__WRITTEN PROBLEM__. For this exercise, repeat all of the material verbatim apart from its images.

__AVAILABLE DATA__.
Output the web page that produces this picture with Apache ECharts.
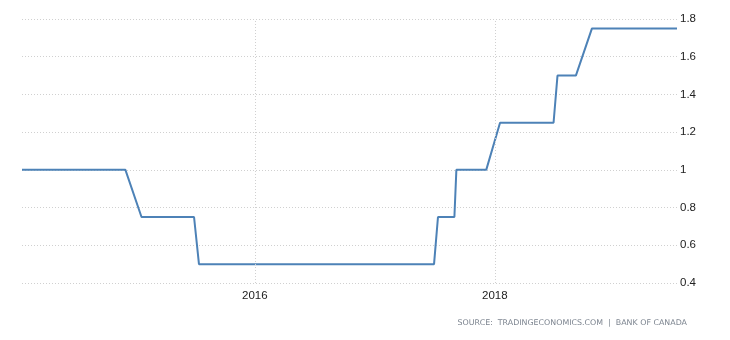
<!DOCTYPE html>
<html>
<head>
<meta charset="utf-8">
<script src="https://cdn.jsdelivr.net/npm/echarts@6/dist/echarts.min.js"></script>
<style>html,body{margin:0;padding:0;background:#fff}#c{width:730px;height:340px}</style>
</head>
<body>
<div id="c"></div>
<script>
// Bank of Canada policy rate (%), observation dates
const dates = [
  '2014-01-22','2014-03-05','2014-04-16','2014-06-04','2014-07-16','2014-09-03','2014-10-22','2014-12-03',
  '2015-01-21','2015-03-04','2015-04-15','2015-05-27','2015-06-30','2015-07-15','2015-09-09','2015-10-21','2015-12-02',
  '2016-01-20','2016-03-09','2016-04-13','2016-05-25','2016-07-13','2016-09-07','2016-10-19','2016-12-07',
  '2017-01-18','2017-03-01','2017-04-12','2017-05-24','2017-06-30','2017-07-12','2017-08-31','2017-09-06','2017-10-25','2017-12-06',
  '2018-01-17','2018-03-07','2018-04-18','2018-05-30','2018-06-29','2018-07-11','2018-09-05','2018-10-24','2018-12-05',
  '2019-01-09','2019-03-06','2019-04-24','2019-05-29','2019-07-10'
];
const rates = [
  1,1,1,1,1,1,1,1,
  0.75,0.75,0.75,0.75,0.75,0.5,0.5,0.5,0.5,
  0.5,0.5,0.5,0.5,0.5,0.5,0.5,0.5,
  0.5,0.5,0.5,0.5,0.5,0.75,0.75,1,1,1,
  1.25,1.25,1.25,1.25,1.25,1.5,1.5,1.75,1.75,
  1.75,1.75,1.75,1.75,1.75
];
const labelYears = [2016, 2018];
const yMin = 0.4, yMax = 1.8, yStep = 0.2;
const sourceText = 'SOURCE:  TRADINGECONOMICS.COM  |  BANK OF CANADA';

const yearTs = labelYears.map(y => new Date(y, 0, 1).getTime());
const chart = echarts.init(document.getElementById('c'), null, {renderer: 'canvas'});
chart.setOption({
  animation: false,
  grid: {left: 22, right: 53, top: 19, bottom: 57, containLabel: false},
  xAxis: {
    type: 'time',
    min: 'dataMin', max: 'dataMax',
    minInterval: 365 * 86400000,
    axisLine: {show: false},
    axisTick: {show: false},
    splitLine: {show: false},
    axisLabel: {
      margin: 7,
      color: '#222',
      hideOverlap: false,
      fontFamily: 'Liberation Sans, Arial, sans-serif',
      fontSize: 11.5,
      formatter: v => {
        const d = new Date(v);
        return labelYears.includes(d.getFullYear()) && d.getMonth() === 0 && d.getDate() === 1 ? String(d.getFullYear()) : '';
      }
    }
  },
  yAxis: {
    type: 'value',
    position: 'right',
    min: yMin, max: yMax, interval: yStep,
    axisLine: {show: false},
    axisTick: {show: false},
    axisLabel: {margin: 3, color: '#222', fontFamily: 'Liberation Sans, Arial, sans-serif', fontSize: 11.5},
    splitLine: {show: true, lineStyle: {color: '#d0d0d0', type: [1, 2], width: 1}}
  },
  series: [{
    type: 'line',
    data: dates.map((d, i) => [d, rates[i]]),
    showSymbol: false,
    symbol: 'none',
    lineStyle: {color: '#4d82b7', width: 2},
    markLine: {
      silent: true,
      symbol: 'none',
      label: {show: false},
      lineStyle: {color: '#d0d0d0', type: [1, 2], width: 1},
      data: yearTs.map(t => ({xAxis: t}))
    }
  }],
  graphic: [{
    type: 'text',
    right: 43, top: 319,
    style: {text: sourceText, fill: '#7d8590', font: '7.9px "DejaVu Sans", sans-serif'}
  }]
});
</script>
</body>
</html>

__RESULT BELOW__.
Output the web page that produces this picture with Apache ECharts.
<!DOCTYPE html>
<html>
<head>
<meta charset="utf-8">
<script src="https://cdn.jsdelivr.net/npm/echarts@6/dist/echarts.min.js"></script>
<style>html,body{margin:0;padding:0;background:#fff}#c{width:730px;height:340px}</style>
</head>
<body>
<div id="c"></div>
<script>
// Bank of Canada policy rate (%), observation dates
const dates = [
  '2014-01-22','2014-03-05','2014-04-16','2014-06-04','2014-07-16','2014-09-03','2014-10-22','2014-12-03',
  '2015-01-21','2015-03-04','2015-04-15','2015-05-27','2015-06-30','2015-07-15','2015-09-09','2015-10-21','2015-12-02',
  '2016-01-20','2016-03-09','2016-04-13','2016-05-25','2016-07-13','2016-09-07','2016-10-19','2016-12-07',
  '2017-01-18','2017-03-01','2017-04-12','2017-05-24','2017-06-30','2017-07-12','2017-08-31','2017-09-06','2017-10-25','2017-12-06',
  '2018-01-17','2018-03-07','2018-04-18','2018-05-30','2018-06-29','2018-07-11','2018-09-05','2018-10-24','2018-12-05',
  '2019-01-09','2019-03-06','2019-04-24','2019-05-29','2019-07-10'
];
const rates = [
  1,1,1,1,1,1,1,1,
  0.75,0.75,0.75,0.75,0.75,0.5,0.5,0.5,0.5,
  0.5,0.5,0.5,0.5,0.5,0.5,0.5,0.5,
  0.5,0.5,0.5,0.5,0.5,0.75,0.75,1,1,1,
  1.25,1.25,1.25,1.25,1.25,1.5,1.5,1.75,1.75,
  1.75,1.75,1.75,1.75,1.75
];
const labelYears = [2016, 2018];
const yMin = 0.4, yMax = 1.8, yStep = 0.2;
const sourceText = 'SOURCE:  TRADINGECONOMICS.COM  |  BANK OF CANADA';

const yearTs = labelYears.map(y => new Date(y, 0, 1).getTime());
const chart = echarts.init(document.getElementById('c'), null, {renderer: 'canvas'});
chart.setOption({
  animation: false,
  grid: {left: 22, right: 53, top: 19, bottom: 57, containLabel: false},
  xAxis: {
    type: 'time',
    min: 'dataMin', max: 'dataMax',
    minInterval: 365 * 86400000,
    axisLine: {show: false},
    axisTick: {show: false},
    splitLine: {show: false},
    axisLabel: {
      margin: 7,
      color: '#222',
      hideOverlap: false,
      fontFamily: 'Liberation Sans, Arial, sans-serif',
      fontSize: 11.5,
      formatter: v => {
        const d = new Date(v);
        return labelYears.includes(d.getFullYear()) && d.getMonth() === 0 && d.getDate() === 1 ? String(d.getFullYear()) : '';
      }
    }
  },
  yAxis: {
    type: 'value',
    position: 'right',
    min: yMin, max: yMax, interval: yStep,
    axisLine: {show: false},
    axisTick: {show: false},
    axisLabel: {margin: 3, color: '#222', fontFamily: 'Liberation Sans, Arial, sans-serif', fontSize: 11.5},
    splitLine: {show: true, lineStyle: {color: '#d0d0d0', type: [1, 2], width: 1}}
  },
  series: [{
    type: 'line',
    data: dates.map((d, i) => [d, rates[i]]),
    showSymbol: false,
    symbol: 'none',
    lineStyle: {color: '#4d82b7', width: 2},
    markLine: {
      silent: true,
      symbol: 'none',
      label: {show: false},
      lineStyle: {color: '#d0d0d0', type: [1, 2], width: 1},
      data: yearTs.map(t => ({xAxis: t}))
    }
  }],
  graphic: [{
    type: 'text',
    right: 43, top: 319,
    style: {text: sourceText, fill: '#7d8590', font: '7.9px "DejaVu Sans", sans-serif'}
  }]
});
</script>
</body>
</html>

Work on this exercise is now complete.